The Supreme Court rejected a similar argument in 2019. In an opinion by Justice Brett Kavanaugh — one of Trump’s nominees — the court found that the First Amendment didn’t apply to the operator of public access channels that had suspended producers over content. Kavanaugh wrote that opening up a media platform to the public did not transform a private company into a state actor. He cited a line of cases upholding the right of private entities that function as spaces for public speech to “exercise editorial discretion” and warned that trying to apply the First Amendment would run up against the constitutional protections that private property owners enjoy.
In the two years since the 2019 decision in Manhattan Community Access Corp. v. Halleck came down, lower courts have applied its reasoning specifically to reject First Amendment claims filed by conservatives against social media platforms. Those included a February 2020 decision from the US Court of Appeals for the 9th Circuit rejecting claims by Prager University, a conservative content company, against YouTube and a May 2020 decision from the DC Circuit tossing claims brought by far-right activist Laura Loomer against Twitter and Facebook.

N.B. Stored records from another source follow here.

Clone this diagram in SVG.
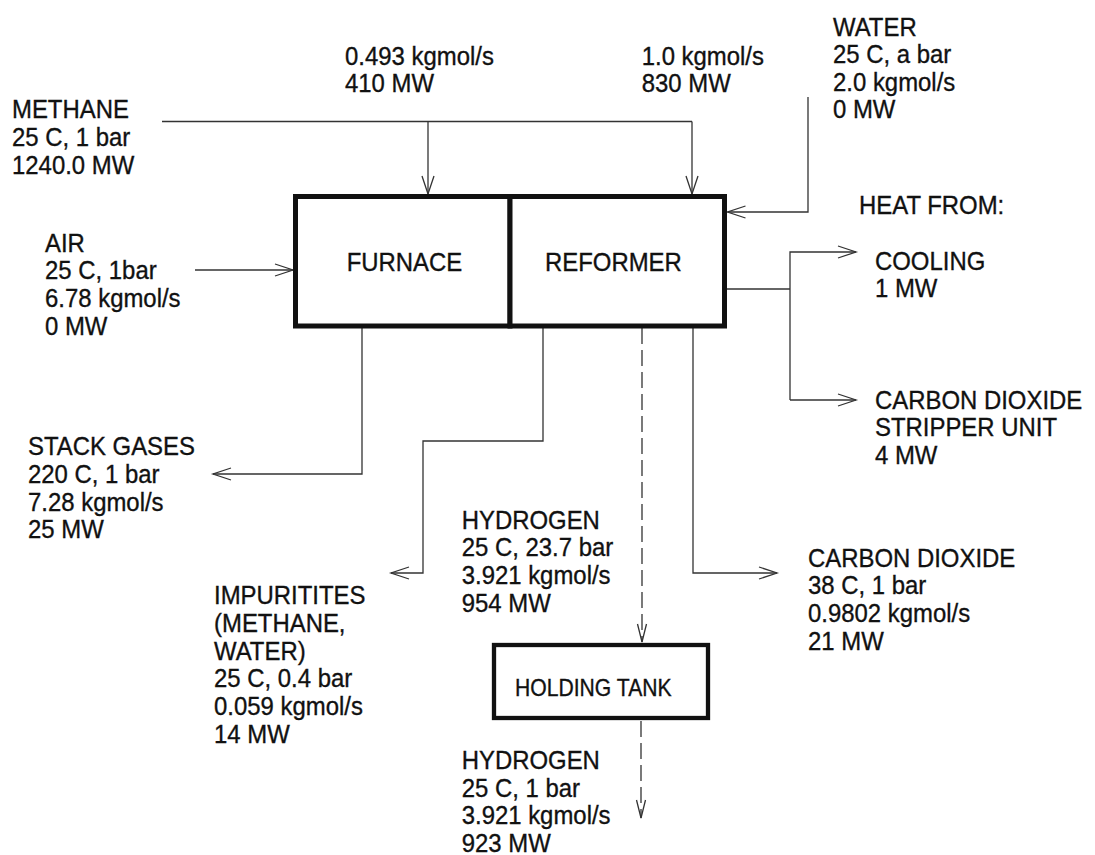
<svg xmlns="http://www.w3.org/2000/svg" width="1095" height="855" viewBox="0 0 1095 855">
<defs>
<style>
.lbl{font-family:"Liberation Sans",Arial,Helvetica,sans-serif;font-size:26px;fill:#111;stroke:#111;stroke-width:0.35;}
.small{font-size:23px;}
.box{fill:#fff;stroke:#111;stroke-width:5;}
.tank{fill:#fff;stroke:#111;stroke-width:4.3;}
.ln{fill:none;stroke:#333;stroke-width:1.3;}
.dash{fill:none;stroke:#333;stroke-width:1.3;stroke-dasharray:16 6;}
</style>
<marker id="arr" markerUnits="userSpaceOnUse" markerWidth="22" markerHeight="14" refX="18" refY="6" orient="auto" overflow="visible">
<path d="M0,0 L18,6 L0,12" fill="none" stroke="#333" stroke-width="1.3"/>
</marker>
<marker id="arrs" markerUnits="userSpaceOnUse" markerWidth="22" markerHeight="12" refX="18" refY="4.5" orient="auto" overflow="visible">
<path d="M0,0 L18,4.5 L0,9" fill="none" stroke="#333" stroke-width="1.3"/>
</marker>
</defs>
<rect width="1095" height="855" fill="#fff"/>

<g id="connectors">
<path class="ln" d="M162,121.5 H692"/>
<path class="ln" d="M428,121.5 V194" marker-end="url(#arr)"/>
<path class="ln" d="M692,121.5 V194" marker-end="url(#arr)"/>
<path class="ln" d="M808,97 V212 H727.5" marker-end="url(#arr)"/>
<path class="ln" d="M195,270 H293" marker-end="url(#arr)"/>
<path class="ln" d="M362,328 V474 H213" marker-end="url(#arr)"/>
<path class="ln" d="M543,328 V441 H423 V573 H391" marker-end="url(#arr)"/>
<path class="dash" d="M642,328 V642" marker-end="url(#arrs)"/>
<path class="dash" d="M641,721 V818" marker-end="url(#arrs)"/>
<path class="ln" d="M693,328 V573 H777" marker-end="url(#arr)"/>
<path class="ln" d="M727,289 H790"/>
<path class="ln" d="M790,400 V252 H856" marker-end="url(#arr)"/>
<path class="ln" d="M790,400 H856" marker-end="url(#arr)"/>
</g>

<g id="furnace">
<rect class="box" x="295.5" y="196.5" width="214.5" height="129.5"/>
<text class="lbl" transform="translate(346.7,270.7) scale(0.92,1)">FURNACE</text>
</g>
<g id="reformer">
<rect class="box" x="510" y="196.5" width="214.5" height="129.5"/>
<text class="lbl" transform="translate(545,270.7) scale(0.92,1)">REFORMER</text>
</g>
<g id="holding-tank">
<rect class="tank" x="494" y="645" width="214" height="73"/>
<text class="lbl small" transform="translate(515,695.7) scale(0.92,1)">HOLDING TANK</text>
</g>

<g id="labels">
<text class="lbl" transform="translate(12,118) scale(0.92,1)"><tspan x="0" y="0">METHANE</tspan><tspan x="0" y="28">25 C, 1 bar</tspan><tspan x="0" y="56">1240.0 MW</tspan></text>
<text class="lbl" transform="translate(345,65) scale(0.92,1)"><tspan x="0" y="0">0.493 kgmol/s</tspan><tspan x="0" y="27">410 MW</tspan></text>
<text class="lbl" transform="translate(641.7,65) scale(0.92,1)"><tspan x="0" y="0">1.0 kgmol/s</tspan><tspan x="0" y="27">830 MW</tspan></text>
<text class="lbl" transform="translate(833,36) scale(0.92,1)"><tspan x="0" y="0">WATER</tspan><tspan x="0" y="27.5">25 C, a bar</tspan><tspan x="0" y="55">2.0 kgmol/s</tspan><tspan x="0" y="82.5">0 MW</tspan></text>
<text class="lbl" transform="translate(859,214) scale(0.92,1)">HEAT FROM:</text>
<text class="lbl" transform="translate(875,270) scale(0.92,1)"><tspan x="0" y="0">COOLING</tspan><tspan x="0" y="27.5">1 MW</tspan></text>
<text class="lbl" transform="translate(875,409) scale(0.92,1)"><tspan x="0" y="0">CARBON DIOXIDE</tspan><tspan x="0" y="27.5">STRIPPER UNIT</tspan><tspan x="0" y="55">4 MW</tspan></text>
<text class="lbl" transform="translate(45,251.7) scale(0.92,1)"><tspan x="0" y="0">AIR</tspan><tspan x="0" y="27.8">25 C, 1bar</tspan><tspan x="0" y="55.6">6.78 kgmol/s</tspan><tspan x="0" y="83.4">0 MW</tspan></text>
<text class="lbl" transform="translate(28,455) scale(0.92,1)"><tspan x="0" y="0">STACK GASES</tspan><tspan x="0" y="27.8">220 C, 1 bar</tspan><tspan x="0" y="55.6">7.28 kgmol/s</tspan><tspan x="0" y="83.4">25 MW</tspan></text>
<text class="lbl" transform="translate(214,604) scale(0.92,1)"><tspan x="0" y="0">IMPURITITES</tspan><tspan x="0" y="27.8">(METHANE,</tspan><tspan x="0" y="55.6">WATER)</tspan><tspan x="0" y="83.4">25 C, 0.4 bar</tspan><tspan x="0" y="111.2">0.059 kgmol/s</tspan><tspan x="0" y="139">14 MW</tspan></text>
<text class="lbl" transform="translate(461.7,528.5) scale(0.92,1)"><tspan x="0" y="0">HYDROGEN</tspan><tspan x="0" y="27.8">25 C, 23.7 bar</tspan><tspan x="0" y="55.6">3.921 kgmol/s</tspan><tspan x="0" y="83.4">954 MW</tspan></text>
<text class="lbl" transform="translate(808,566.7) scale(0.92,1)"><tspan x="0" y="0">CARBON DIOXIDE</tspan><tspan x="0" y="27.8">38 C, 1 bar</tspan><tspan x="0" y="55.6">0.9802 kgmol/s</tspan><tspan x="0" y="83.4">21 MW</tspan></text>
<text class="lbl" transform="translate(461.7,769) scale(0.92,1)"><tspan x="0" y="0">HYDROGEN</tspan><tspan x="0" y="27.6">25 C, 1 bar</tspan><tspan x="0" y="55.2">3.921 kgmol/s</tspan><tspan x="0" y="82.8">923 MW</tspan></text>
</g>
</svg>
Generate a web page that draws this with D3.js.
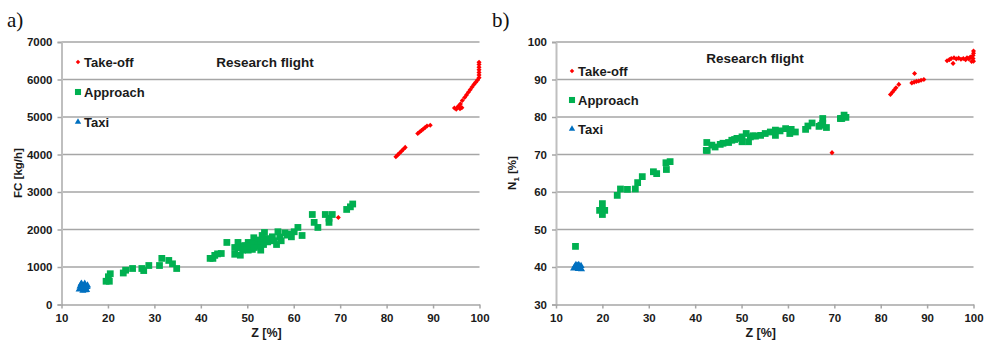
<!DOCTYPE html>
<html>
<head>
<meta charset="utf-8">
<script src="https://cdn.jsdelivr.net/npm/d3@7"></script>
<style>
  body { margin: 0; background: #fff; }
  svg { display: block; }
</style>
</head>
<body>
<div id="chart"></div>
<script>
// x ticks shared by both panels
const zTicks = [10, 20, 30, 40, 50, 60, 70, 80, 90, 100];
const fcTicks = [0, 1000, 2000, 3000, 4000, 5000, 6000, 7000];
const n1Ticks = [30, 40, 50, 60, 70, 80, 90, 100];
const seriesNames = ["Take-off", "Approach", "Taxi"];

// panel a) : [Z %, FC kg/h]
const takeoffFC = [
  [99.9, 6050], [99.9, 6120], [99.9, 6190], [99.9, 6260], [99.9, 6330], [99.9, 6400], [99.9, 6460],
  [96.3, 5440], [96.8, 5520], [97.2, 5590], [97.6, 5660], [98.0, 5730], [98.4, 5800], [98.8, 5870],
  [99.2, 5930], [99.6, 5990], [94.6, 5240], [95.0, 5210], [95.4, 5280], [95.8, 5220], [96.2, 5250],
  [95.6, 5300], [95.9, 5350], [86.7, 4560], [87.1, 4600], [87.5, 4640], [87.9, 4680], [88.3, 4720],
  [88.7, 4760], [89.4, 4780], [82.0, 3940], [82.4, 3990], [82.8, 4040], [83.2, 4090], [83.6, 4140],
  [84.0, 4190], [69.6, 2320]
];
const approachFC = [
  [19.6, 620], [20.3, 620], [20.1, 740], [20.5, 820], [23.3, 840], [23.8, 915], [25.3, 960], [27.3, 960],
  [27.7, 905], [28.8, 1040], [31.1, 1040], [31.6, 1230], [33.1, 1175], [33.9, 1085], [34.8, 960],
  [42.0, 1230], [42.6, 1230], [43.0, 1310], [43.6, 1350], [44.4, 1360], [45.6, 1655], [47.3, 1520],
  [47.3, 1340], [48.0, 1520], [48.0, 1655], [48.5, 1315], [48.7, 1520], [49.3, 1560], [49.5, 1570],
  [50.2, 1655], [50.3, 1540], [50.2, 1450], [51.1, 1470], [51.4, 1780], [52.2, 1720], [52.9, 1450],
  [51.8, 1600], [52.5, 1550], [53.0, 1680], [53.7, 1920], [54.4, 1670], [55.0, 1750], [55.4, 1805],
  [56.3, 1600], [56.6, 1940], [57.3, 1700], [57.0, 1800], [58.1, 1910], [58.6, 1850], [59.5, 1805],
  [60.1, 1940], [59.0, 1880], [60.9, 2055], [61.8, 1840], [64.0, 2400], [64.4, 2190], [65.2, 2055],
  [66.8, 2400], [67.6, 2190], [67.6, 2300], [68.3, 2400], [71.4, 2535], [72.2, 2605], [72.7, 2680],
  [50.8, 1620], [51.5, 1520], [53.5, 1600], [54.0, 1750], [55.8, 1700], [53.2, 1840], [50.0, 1560],
  [49.0, 1450]
];
const taxiFC = [
  [13.8, 400], [14.0, 480], [14.2, 540], [14.4, 420], [14.6, 370], [14.8, 500], [15.0, 560], [15.2, 450],
  [15.4, 390], [15.6, 510], [14.5, 460], [14.9, 420], [15.1, 380], [14.3, 560], [15.5, 470]
];

// panel b) : [Z %, N1 %]
const takeoffN1 = [
  [94.3, 95.0], [94.8, 95.3], [95.2, 95.6], [95.6, 94.3], [95.8, 95.8], [96.3, 95.5], [96.8, 95.7],
  [97.3, 95.4], [97.8, 95.6], [98.3, 95.3], [98.6, 95.8], [99.0, 95.5], [99.3, 96.0], [99.6, 94.8],
  [99.9, 96.4], [100, 97.0], [100, 97.6], [100, 94.9], [99.9, 95.6], [86.7, 89.1], [87.2, 89.3],
  [87.7, 89.5], [88.2, 89.6], [88.7, 89.8], [89.3, 90.0], [87.3, 91.6], [82.1, 86.0], [82.5, 86.6],
  [82.9, 87.2], [83.3, 87.8], [83.9, 88.7], [69.5, 70.5]
];
const approachN1 = [
  [14.2, 45.5], [19.4, 55.1], [20.5, 55.1], [20.0, 56.9], [20.0, 54.0], [23.2, 59.1], [23.9, 60.8],
  [25.4, 60.7], [27.1, 60.8], [27.6, 62.5], [28.6, 64.1], [31.0, 65.4], [31.7, 64.9], [33.7, 67.8],
  [34.6, 68.1], [33.8, 66.0], [42.4, 71.1], [42.6, 71.1], [42.5, 73.2], [43.6, 72.5], [44.3, 72.0],
  [45.4, 72.7], [47.2, 73.2], [47.9, 73.8], [49.0, 74.3], [50.1, 74.7], [50.1, 73.4], [51.0, 75.6],
  [51.5, 73.4], [51.9, 74.7], [53.0, 74.9], [54.1, 75.1], [55.1, 75.6], [56.2, 76.0], [57.3, 76.5],
  [57.3, 75.1], [58.3, 76.3], [59.5, 76.9], [60.4, 75.6], [60.7, 76.7], [61.6, 76.0], [63.8, 76.7],
  [64.3, 77.6], [65.2, 78.4], [66.7, 77.5], [67.5, 79.6], [67.5, 78.3], [68.3, 77.2], [71.3, 79.6],
  [71.6, 79.6], [72.5, 79.9], [72.1, 80.5], [67.1, 77.8], [52.5, 75.0], [48.5, 74.0], [46.0, 73.0]
];
const taxiN1 = [
  [13.8, 39.6], [14.1, 40.2], [14.4, 39.8], [14.6, 40.4], [14.8, 39.5], [15.0, 40.1], [15.2, 39.7],
  [15.4, 40.3], [14.3, 40.6], [15.5, 39.4], [14.9, 40.6]
];

const FONT = "Liberation Sans, Arial, sans-serif";

const svg = d3.select("#chart").append("svg")
  .attr("width", 988)
  .attr("height", 340);

// marker look per series (take-off, approach, taxi)
const markers = [
  {type: d3.symbolDiamond2, size: 16, color: "#ff0000"},
  {type: d3.symbolSquare, size: 46, color: "#00b050"},
  {type: d3.symbolTriangle, size: 22, color: "#0070c0"}
];

function styleText(sel, size) {
  sel.attr("font-size", size).attr("font-weight", "bold")
    .attr("font-family", FONT).attr("fill", "#1a1a1a");
}

function drawPanel(cfg) {
  const x = d3.scaleLinear().domain([10, 100]).range([cfg.left, cfg.right]);
  const y = d3.scaleLinear().domain(cfg.yDomain).range([304.5, 42]);
  const g = svg.append("g");

  // horizontal gridlines
  g.append("g")
    .selectAll("line")
    .data(cfg.yTicks.slice(1))
    .join("line")
    .attr("x1", cfg.left).attr("x2", cfg.right)
    .attr("y1", d => y(d)).attr("y2", d => y(d))
    .attr("stroke", "#a6a6a6")
    .attr("stroke-width", 1.5);

  // y axis
  const yAxis = g.append("g")
    .attr("transform", `translate(${cfg.left},0)`)
    .call(d3.axisLeft(y).tickValues(cfg.yTicks).tickFormat(d3.format("d")).tickSize(4).tickPadding(5));
  yAxis.select(".domain").attr("stroke", "#bfbfbf").attr("stroke-width", 2);
  yAxis.selectAll(".tick line").attr("stroke", "#a6a6a6").attr("stroke-width", 1.5);
  styleText(yAxis.selectAll("text"), 11.5);

  // x axis
  const xAxis = g.append("g")
    .attr("transform", `translate(0,304.5)`)
    .call(d3.axisBottom(x).tickValues(zTicks).tickFormat(d3.format("d")).tickSize(4).tickSizeOuter(0).tickPadding(5));
  xAxis.select(".domain").attr("stroke", "#a6a6a6").attr("stroke-width", 1.5);
  xAxis.selectAll(".tick line").attr("stroke", "#a6a6a6").attr("stroke-width", 1.5);
  styleText(xAxis.selectAll("text"), 11.5);

  // points
  const sets = [cfg.approach, cfg.takeoff, cfg.taxi];
  const idx = [1, 0, 2];
  sets.forEach((data, i) => {
    const m = markers[idx[i]];
    g.append("g")
      .selectAll("path")
      .data(data)
      .join("path")
      .attr("d", d3.symbol().type(m.type).size(m.size))
      .attr("transform", d => `translate(${x(d[0])},${y(d[1])})`)
      .attr("fill", m.color);
  });

  // legend
  seriesNames.forEach((name, i) => {
    const ly = cfg.legendY + i * cfg.legendGap;
    g.append("path")
      .attr("d", d3.symbol().type(markers[i].type).size(markers[i].size * 0.8))
      .attr("transform", `translate(${cfg.legendX},${ly})`)
      .attr("fill", markers[i].color);
    styleText(g.append("text")
      .attr("x", cfg.legendX + 6).attr("y", ly + 4.5)
      .text(name), 13);
  });

  // title
  styleText(g.append("text")
    .attr("x", cfg.titleX).attr("y", cfg.titleY)
    .attr("text-anchor", "middle")
    .text("Research flight"), 13.5);

  // axis titles
  styleText(g.append("text")
    .attr("x", (cfg.left + cfg.right) / 2 - 4).attr("y", 337)
    .attr("text-anchor", "middle")
    .text("Z [%]"), 12.5);

  const yt = g.append("text")
    .attr("transform", `translate(${cfg.yTitleX},173) rotate(-90)`)
    .attr("text-anchor", "middle");
  styleText(yt, 11.5);
  cfg.yTitle(yt);

  // panel letter
  svg.append("text")
    .attr("x", cfg.letterX).attr("y", 27)
    .attr("font-family", "Liberation Serif, Times New Roman, serif")
    .attr("font-size", 21)
    .attr("fill", "#111")
    .text(cfg.letter);
}

drawPanel({
  left: 61.5, right: 479.5,
  yDomain: [0, 7000], yTicks: fcTicks,
  takeoff: takeoffFC, approach: approachFC, taxi: taxiFC,
  legendX: 78, legendY: 62, legendGap: 30,
  titleX: 265, titleY: 67,
  yTitleX: 22,
  yTitle: t => t.text("FC [kg/h]"),
  letter: "a)", letterX: 7
});

drawPanel({
  left: 556, right: 973.5,
  yDomain: [30, 100], yTicks: n1Ticks,
  takeoff: takeoffN1, approach: approachN1, taxi: taxiN1,
  legendX: 572, legendY: 71, legendGap: 29,
  titleX: 755, titleY: 63,
  yTitleX: 516,
  yTitle: t => {
    t.append("tspan").text("N");
    t.append("tspan").attr("font-size", 8).attr("dy", 3).text("1");
    t.append("tspan").attr("dy", -3).text(" [%]");
  },
  letter: "b)", letterX: 492
});
</script>
</body>
</html>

Less than a week ago, a federal district judge in Tallahassee blocked a Florida law that had strong support from Republicans that would have allowed the state to fine social media platforms that removed candidates leading up to an election. In the opinion, the judge noted that although it wasn’t always “settled” how the First Amendment should apply to social media companies, one thing that was clear was that these platforms weren’t violating the First Amendment when they moderated content — and he cited the Supreme Court’s decision in Halleck.